Personally, I did not get robbed in the Philippines. So, I wasn’t sure if I should even list this point. However, I was cautioned by multiple locals about it. And in my view, that already suggests enough of a problem to count as a “con.”
I’ve heard the pick-pockets are especially common on the jeepneys (truck-taxi things). So be careful on those.
Also, a tip I learned in Vietnam, where phone-snatching is common: Don’t just walk around in public loosely holding your smartphone. Clutch it tightly while using it, then put it away in your pocket or bag.
In Vietnam anyway, most thieves will just grab your phone or bag from their motorbike, then speed off. So be especially cautious when crossing the street or walking right next to traffic. (But I’ve never been robbed in Vietnam, either—just warned about the risk.)
5. Long Lines in Stores
I’m not sure why this one is such a big issue, but it really is. Multiple times, I had to stand in line for about 30 minutes to check-out at the grocery store.
And it’s not just grocery stores. When I went to the Globe phone store in the mall, it was super packed and took a long time to see a representative. (However, the DITO store was quick.)
Personally, I hate standing in line, so this was a big “con” for me. My nomad friend told me it’s just part of the “relaxed, island lifestyle.” That makes it sound nice, but it’s annoying to me.
If you notice a particular store often has long lines, you may want to plan your day around visiting that store during less-busy hours. For example, I found I could avoid long grocery store lines if I went at 10 a.m. right when they opened.

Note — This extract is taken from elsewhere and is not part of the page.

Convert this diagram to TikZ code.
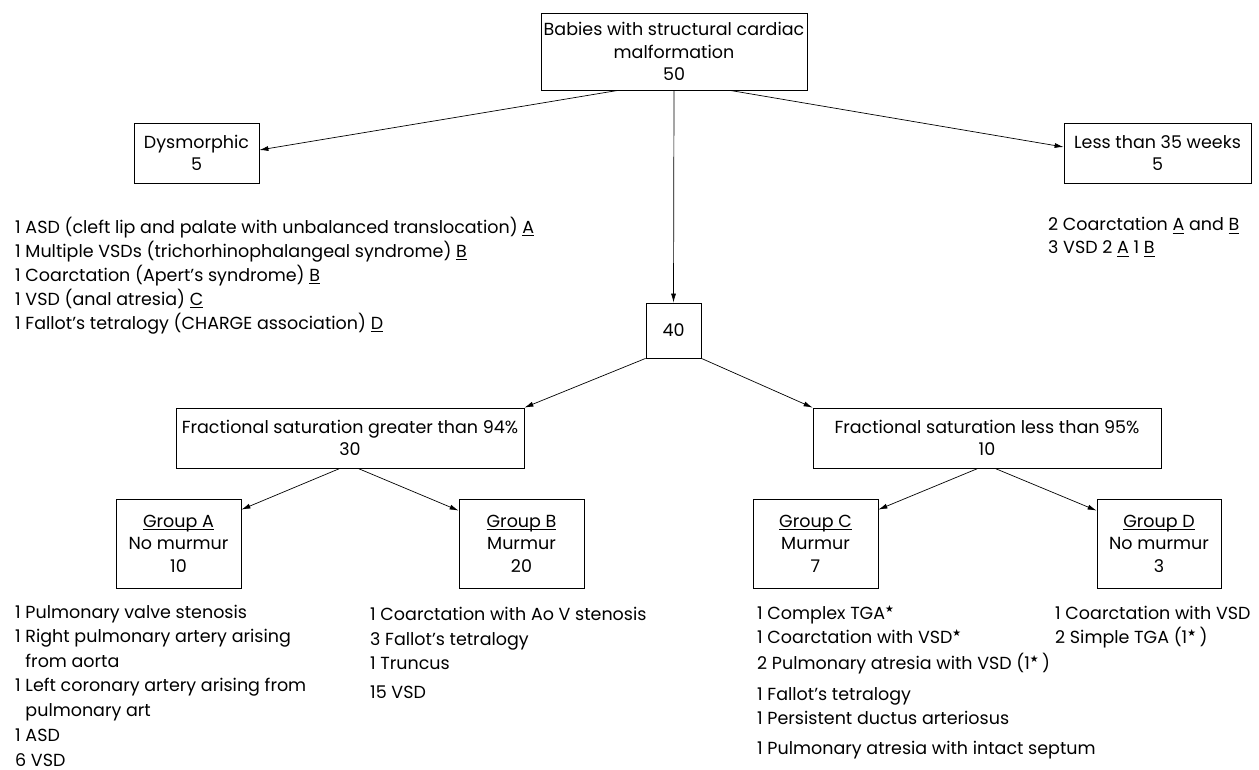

Again, I found that BGC in Manila did not have this same problem. Usually I was able to buy groceries in BGC without waiting more than a couple minutes in line.
Overall, for me personally, Cebu City honestly had more downsides than most places I’ve visited. But the upsides are still strong, too. And if you want to explore the beaches and nature around the whole island of Cebu, it could be the perfect jumping off point for that.